*SUPPLIED MATERIAL*
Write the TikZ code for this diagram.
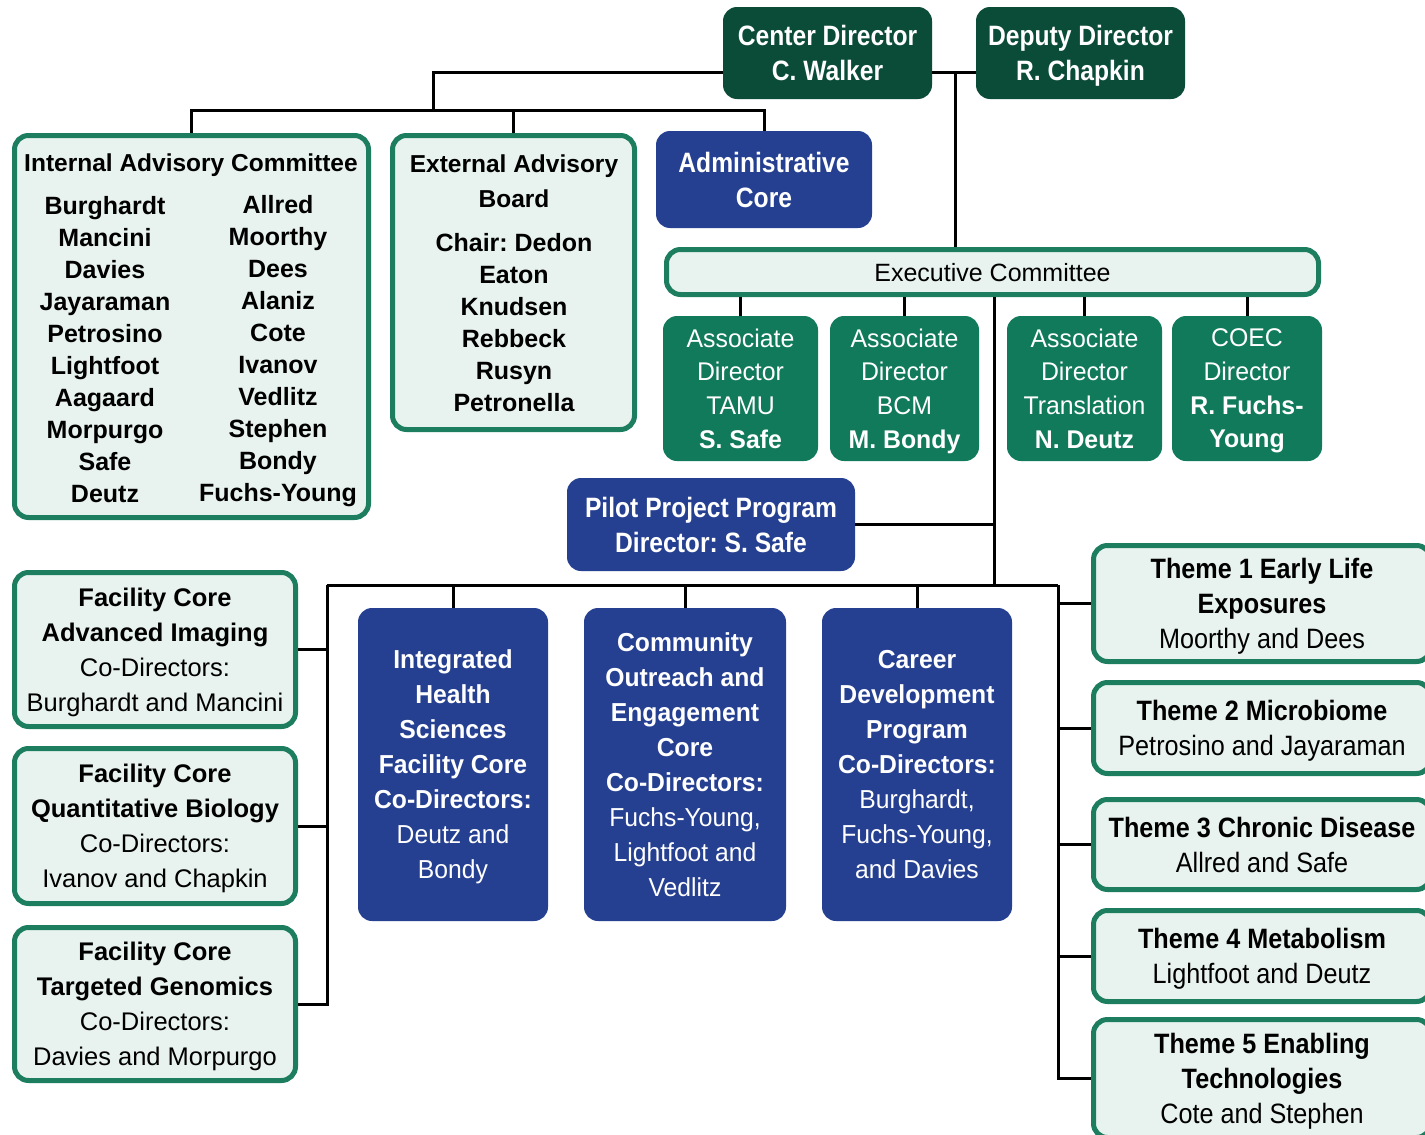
\documentclass[tikz,border=0pt]{standalone}
\usepackage{fontspec}
\setmainfont{Liberation Sans}
\newfontfamily\fA{Liberation Sans}
\newfontfamily\fB{Liberation Sans}[FakeStretch=0.88]
\newfontfamily\fC{Liberation Sans}[FakeStretch=0.97]
\newfontfamily\fD{Liberation Sans}[FakeStretch=0.95]
\newfontfamily\fE{Liberation Sans}[FakeStretch=0.9]
\lineskiplimit=-50pt
\definecolor{darkg}{RGB}{11,76,56}
\definecolor{midg}{RGB}{16,122,90}
\definecolor{borderg}{RGB}{28,125,95}
\definecolor{lightf}{RGB}{232,243,239}
\definecolor{blueC}{RGB}{38,64,145}
\tikzset{
  base/.style={align=center, inner sep=0pt, text depth=0pt},
  dkbox/.style={base, rounded corners=14pt, fill=darkg, text=white, font={\fB\bfseries\fontsize{28}{35}\selectfont}},
  lgbox/.style={base, rounded corners=14pt, fill=lightf, draw=borderg, line width=5pt},
  gnbox/.style={base, rounded corners=14pt, fill=midg, text=white, font={\fC\fontsize{25.6}{33.7}\selectfont\lineskiplimit=-50pt}},
  blbox/.style={base, rounded corners=14pt, fill=blueC, text=white},
  bigblue/.style={blbox, font={\fD\fontsize{26}{35}\selectfont\lineskiplimit=-50pt}},
  advtext/.style={base, font={\fA\bfseries\fontsize{25}{32}\selectfont}},
  factext/.style={font={\fA\fontsize{25.5}{35}\selectfont}},
  themetext/.style={font={\fE\fontsize{28}{35}\selectfont}},
  conn/.style={line width=3pt, black}
}
\begin{document}
\frenchspacing
\begin{tikzpicture}[x=1pt, y=-1pt]
\useasboundingbox (0,0) rectangle (1425,1135);
\fill[white] (0,0) rectangle (1425,1135);
\clip (0,0) rectangle (1425,1135);

% top directors
\node[dkbox, minimum width=209, minimum height=92] (cdir) at (827.5,53) {Center Director\\C. Walker};
\node[dkbox, minimum width=209, minimum height=92] (ddir) at (1080.5,53) {Deputy Director\\R. Chapkin};

% advisory
\node[lgbox, minimum width=354, minimum height=382] (iac) at (191.5,326.5) {};
\node[advtext, font={\fA\bfseries\fontsize{24.5}{32}\selectfont}] (iacT) at (191,162.5) {Internal Advisory Committee};
\node[advtext] (iacL) at (105,349) {Burghardt\\Mancini\\Davies\\Jayaraman\\Petrosino\\Lightfoot\\Aagaard\\Morpurgo\\Safe\\Deutz};
\node[advtext] (iacR) at (278,348.5) {Allred\\Moorthy\\Dees\\Alaniz\\Cote\\Ivanov\\Vedlitz\\Stephen\\Bondy\\Fuchs-Young};

\node[lgbox, minimum width=242, minimum height=294] (ext) at (513.5,282.5) {};
\node[advtext, font={\fA\bfseries\fontsize{24.5}{35}\selectfont}] (extT) at (514,181) {External Advisory\\Board};
\node[advtext] (extL) at (514,322) {Chair: Dedon\\Eaton\\Knudsen\\Rebbeck\\Rusyn\\Petronella};

\node[blbox, font={\fB\bfseries\fontsize{28}{35}\selectfont}, minimum width=216, minimum height=97] (adm) at (764,179.5) {Administrative\\Core};

% executive committee
\node[lgbox, font={\fA\fontsize{25}{30}\selectfont}, minimum width=652, minimum height=45] (ec) at (992.5,272) {Executive Committee};

\node[gnbox, minimum width=155, minimum height=145] (a1) at (740.5,388.5) {Associate\\Director\\TAMU\\\textbf{S. Safe}};
\node[gnbox, minimum width=149, minimum height=145] (a2) at (904.5,388.5) {Associate\\Director\\BCM\\\textbf{M. Bondy}};
\node[gnbox, minimum width=155, minimum height=145] (a3) at (1084.5,388.5) {Associate\\Director\\Translation\\\textbf{N. Deutz}};
\node[gnbox, minimum width=150, minimum height=145] (a4) at (1247,388.5) {COEC\\Director\\\textbf{R. Fuchs-}\\\textbf{Young}};

\node[blbox, font={\fB\bfseries\fontsize{28}{35}\selectfont}, minimum width=288, minimum height=93] (pilot) at (711,524.5) {Pilot Project Program\\Director: S. Safe};

% facility cores (left)
\node[lgbox, factext, minimum width=281, minimum height=154] (fc1) at (155,649.5) {\textbf{Facility Core}\\\textbf{Advanced Imaging}\\Co-Directors:\\Burghardt and Mancini};
\node[lgbox, factext, minimum width=281, minimum height=155] (fc2) at (155,826) {\textbf{Facility Core}\\\textbf{Quantitative Biology}\\Co-Directors:\\Ivanov and Chapkin};
\node[lgbox, factext, minimum width=281, minimum height=153] (fc3) at (155,1004) {\textbf{Facility Core}\\\textbf{Targeted Genomics}\\Co-Directors:\\Davies and Morpurgo};

% blue programs
\node[bigblue, minimum width=190, minimum height=313] (ihs) at (453,764.5) {\textbf{Integrated}\\\textbf{Health}\\\textbf{Sciences}\\\textbf{Facility Core}\\\textbf{Co-Directors:}\\Deutz and\\Bondy};
\node[bigblue, minimum width=202, minimum height=313] (coe) at (685,764.5) {\textbf{Community}\\\textbf{Outreach and}\\\textbf{Engagement}\\\textbf{Core}\\\textbf{Co-Directors:}\\Fuchs-Young,\\Lightfoot and\\Vedlitz};
\node[bigblue, minimum width=190, minimum height=313] (car) at (917,764.5) {\textbf{Career}\\\textbf{Development}\\\textbf{Program}\\\textbf{Co-Directors:}\\Burghardt,\\Fuchs-Young,\\and Davies};

% themes (right)
\node[lgbox, themetext, minimum width=337, minimum height=116] (t1) at (1262,603.5) {\textbf{Theme 1 Early Life}\\\textbf{Exposures}\\Moorthy and Dees};
\node[lgbox, themetext, minimum width=337, minimum height=91] (t2) at (1262,728) {\textbf{Theme 2 Microbiome}\\Petrosino and Jayaraman};
\node[lgbox, themetext, minimum width=337, minimum height=90] (t3) at (1262,844.5) {\textbf{Theme 3 Chronic Disease}\\Allred and Safe};
\node[lgbox, themetext, minimum width=337, minimum height=91] (t4) at (1262,956) {\textbf{Theme 4 Metabolism}\\Lightfoot and Deutz};
\node[lgbox, themetext, minimum width=337, minimum height=118] (t5) at (1262,1078.5) {\textbf{Theme 5 Enabling}\\\textbf{Technologies}\\Cote and Stephen};

% junction coordinates
\coordinate (j1) at (955,72);
\coordinate (j2) at (433,110);
\coordinate (j3) at (994,585);
\coordinate (jl) at (327,585);
\coordinate (jr) at (1058,585);

% connectors
\draw[conn] (cdir.east |- j1) -- (ddir.west |- j1);
\draw[conn] (j1) -- (j1 |- ec.north);
\draw[conn] (cdir.west |- j1) -| (j2);
\draw[conn] (iac.north) |- (adm.north |- j2) -- (adm.north);
\draw[conn] (ext.north) -- (ext.north |- j2);

\foreach \n in {a1,a2,a3,a4} { \draw[conn] (ec.south -| \n) -- (\n.north); }
\draw[conn] (ec.south -| j3) -- (j3);
\draw[conn] (pilot.east) -- (pilot.east -| j3);

\draw[conn] (jl) -- (jr);
\foreach \n in {ihs,coe,car} { \draw[conn] (\n.north |- jl) -- (\n.north); }

\draw[conn] (jl) |- (fc3.east);
\draw[conn] (fc1.east) -- (fc1.east -| jl);
\draw[conn] (fc2.east) -- (fc2.east -| jl);

\draw[conn] (jr) |- (t5.west);
\foreach \n in {t1,t2,t3,t4} { \draw[conn] (\n.west) -- (\n.west -| jr); }
\end{tikzpicture}
\end{document}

*EXERCISE AIM*
Return exactly what appears from the opening line of the material through the line with "minimum height=92] (ddir)", apart from the pictures.

*SOLVED EXERCISE*
Write the TikZ code for this diagram.
\documentclass[tikz,border=0pt]{standalone}
\usepackage{fontspec}
\setmainfont{Liberation Sans}
\newfontfamily\fA{Liberation Sans}
\newfontfamily\fB{Liberation Sans}[FakeStretch=0.88]
\newfontfamily\fC{Liberation Sans}[FakeStretch=0.97]
\newfontfamily\fD{Liberation Sans}[FakeStretch=0.95]
\newfontfamily\fE{Liberation Sans}[FakeStretch=0.9]
\lineskiplimit=-50pt
\definecolor{darkg}{RGB}{11,76,56}
\definecolor{midg}{RGB}{16,122,90}
\definecolor{borderg}{RGB}{28,125,95}
\definecolor{lightf}{RGB}{232,243,239}
\definecolor{blueC}{RGB}{38,64,145}
\tikzset{
  base/.style={align=center, inner sep=0pt, text depth=0pt},
  dkbox/.style={base, rounded corners=14pt, fill=darkg, text=white, font={\fB\bfseries\fontsize{28}{35}\selectfont}},
  lgbox/.style={base, rounded corners=14pt, fill=lightf, draw=borderg, line width=5pt},
  gnbox/.style={base, rounded corners=14pt, fill=midg, text=white, font={\fC\fontsize{25.6}{33.7}\selectfont\lineskiplimit=-50pt}},
  blbox/.style={base, rounded corners=14pt, fill=blueC, text=white},
  bigblue/.style={blbox, font={\fD\fontsize{26}{35}\selectfont\lineskiplimit=-50pt}},
  advtext/.style={base, font={\fA\bfseries\fontsize{25}{32}\selectfont}},
  factext/.style={font={\fA\fontsize{25.5}{35}\selectfont}},
  themetext/.style={font={\fE\fontsize{28}{35}\selectfont}},
  conn/.style={line width=3pt, black}
}
\begin{document}
\frenchspacing
\begin{tikzpicture}[x=1pt, y=-1pt]
\useasboundingbox (0,0) rectangle (1425,1135);
\fill[white] (0,0) rectangle (1425,1135);
\clip (0,0) rectangle (1425,1135);

% top directors
\node[dkbox, minimum width=209, minimum height=92] (cdir) at (827.5,53) {Center Director\\C. Walker};
\node[dkbox, minimum width=209, minimum height=92] (ddir) at (1080.5,53) {Deputy Director\\R. Chapkin};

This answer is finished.